EXERCISE OBJECTIVE » Work through the material below line by line and say how many lines include the word "seaborn". Only the number, please.

---*---

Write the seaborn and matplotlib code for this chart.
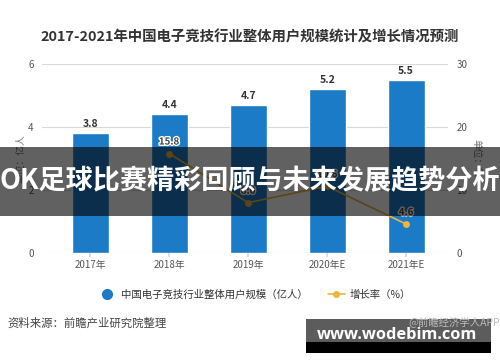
import matplotlib
matplotlib.use("Agg")
import matplotlib.pyplot as plt
import matplotlib.patheffects as pe
from matplotlib.lines import Line2D
from matplotlib.patches import Rectangle
import seaborn as sns

# Data
years = ["2017年", "2018年", "2019年", "2020年E", "2021年E"]
users = [3.8, 4.4, 4.7, 5.2, 5.5]          # 亿人
growth_years = ["2018年", "2019年", "2020年E", "2021年E"]
growth = [15.8, 8.0, 10.6, 4.6]            # %
left_ticks = [0, 2, 4, 6]
right_ticks = [0, 10, 20, 30]

sns.set_theme(style="white")
plt.rcParams["font.family"] = ["Noto Sans CJK SC", "DejaVu Sans"]

BLUE = "#1b7bc6"
GOLD = "#f0b43a"
GRID = "#d9d9d9"

fig = plt.figure(figsize=(5, 3.62), dpi=100)
ax = fig.add_axes([0.084, 0.301, 0.812, 0.522])

sns.barplot(x=years, y=users, color=BLUE, width=0.47, saturation=1, ax=ax)
ax.bar_label(ax.containers[0], fmt="%.1f", padding=3, fontsize=7.5,
             fontweight="bold", color="#333333")
ax.set_ylim(0, 6)
ax.set_yticks(left_ticks)
ax.set_xlim(-0.61, 4.53)
ax.yaxis.grid(True, color=GRID, linewidth=0.8)
ax.set_axisbelow(True)
for s in ax.spines.values():
    s.set_visible(False)
ax.tick_params(axis="y", length=0, labelsize=7, labelcolor="#555555", pad=6)
ax.tick_params(axis="x", length=3, color=GRID, labelsize=7, labelcolor="#555555",
               pad=2, bottom=True)
ax.set_ylabel("单位：亿人", fontsize=7, color="#777777", labelpad=2)

# growth rate on the right axis
ax2 = ax.twinx()
pos = [years.index(y) for y in growth_years]
sns.lineplot(x=pos, y=growth, ax=ax2, color=GOLD, linewidth=1.2, marker="o",
             markersize=5, markeredgewidth=0)
for x, v in zip(pos, growth):
    ax2.annotate(f"{v:.1f}", (x, v), xytext=(0, 5), textcoords="offset points",
                 ha="center", va="bottom", fontsize=7, fontweight="bold", color="#444444",
                 path_effects=[pe.withStroke(linewidth=2, foreground="white")])
ax2.set_ylim(0, 30)
ax2.set_yticks(right_ticks)
ax2.set_xlim(-0.61, 4.53)
for s in ax2.spines.values():
    s.set_visible(False)
ax2.tick_params(axis="y", length=0, labelsize=7, labelcolor="#555555", pad=6)
ax2.set_ylabel("单位：%", fontsize=7, color="#777777", rotation=270, labelpad=10)
ax2.grid(False)

fig.text(0.5, 0.897, "2017-2021年中国电子竞技行业整体用户规模统计及增长情况预测",
         ha="center", va="center", fontsize=10.4, fontweight="bold", color="#333333")

handles = [
    Line2D([], [], marker="o", linestyle="", color=BLUE, markersize=7),
    Line2D([], [], marker="o", linestyle="-", color=GOLD, markersize=4, linewidth=1.2),
]
fig.legend(handles, ["中国电子竞技行业整体用户规模（亿人）", "增长率（%）"],
           loc="center", bbox_to_anchor=(0.51, 0.185), ncol=2, frameon=False,
           fontsize=7.5, handlelength=1.6, columnspacing=2, handletextpad=0.5,
           labelcolor="#333333")

fig.text(0.014, 0.108, "资料来源：前瞻产业研究院整理", ha="left", va="center",
         fontsize=8.2, color="#444444")

# watermark box at bottom right
fig.patches.append(Rectangle((0.612, 0.052), 0.37, 0.066, transform=fig.transFigure,
                             facecolor="#5c5c5c", edgecolor="none"))
fig.patches.append(Rectangle((0.612, 0.025), 0.37, 0.03, transform=fig.transFigure,
                             facecolor="black", edgecolor="none"))
fig.text(0.999, 0.112, "@前瞻经济学人APP", ha="right", va="center", fontsize=7.5,
         color="#bbbbbb")
fig.text(0.794, 0.075, "www.wodebim.com", ha="center", va="center", fontsize=11.8,
         fontweight="bold", color="white", family=["Open Sans", "DejaVu Sans"])

# overlay banner
fig.patches.append(Rectangle((0, 0.403), 1, 0.191, transform=fig.transFigure,
                             facecolor="black", alpha=0.62, edgecolor="none", zorder=10))
fig.text(0.5, 0.5, "OK足球比赛精彩回顾与未来发展趋势分析", ha="center", va="center",
         fontsize=19.5, fontweight="bold", color="white", zorder=11)

fig.savefig("out.png", dpi=100, facecolor="white")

---*---

EXERCISE RESULT » 2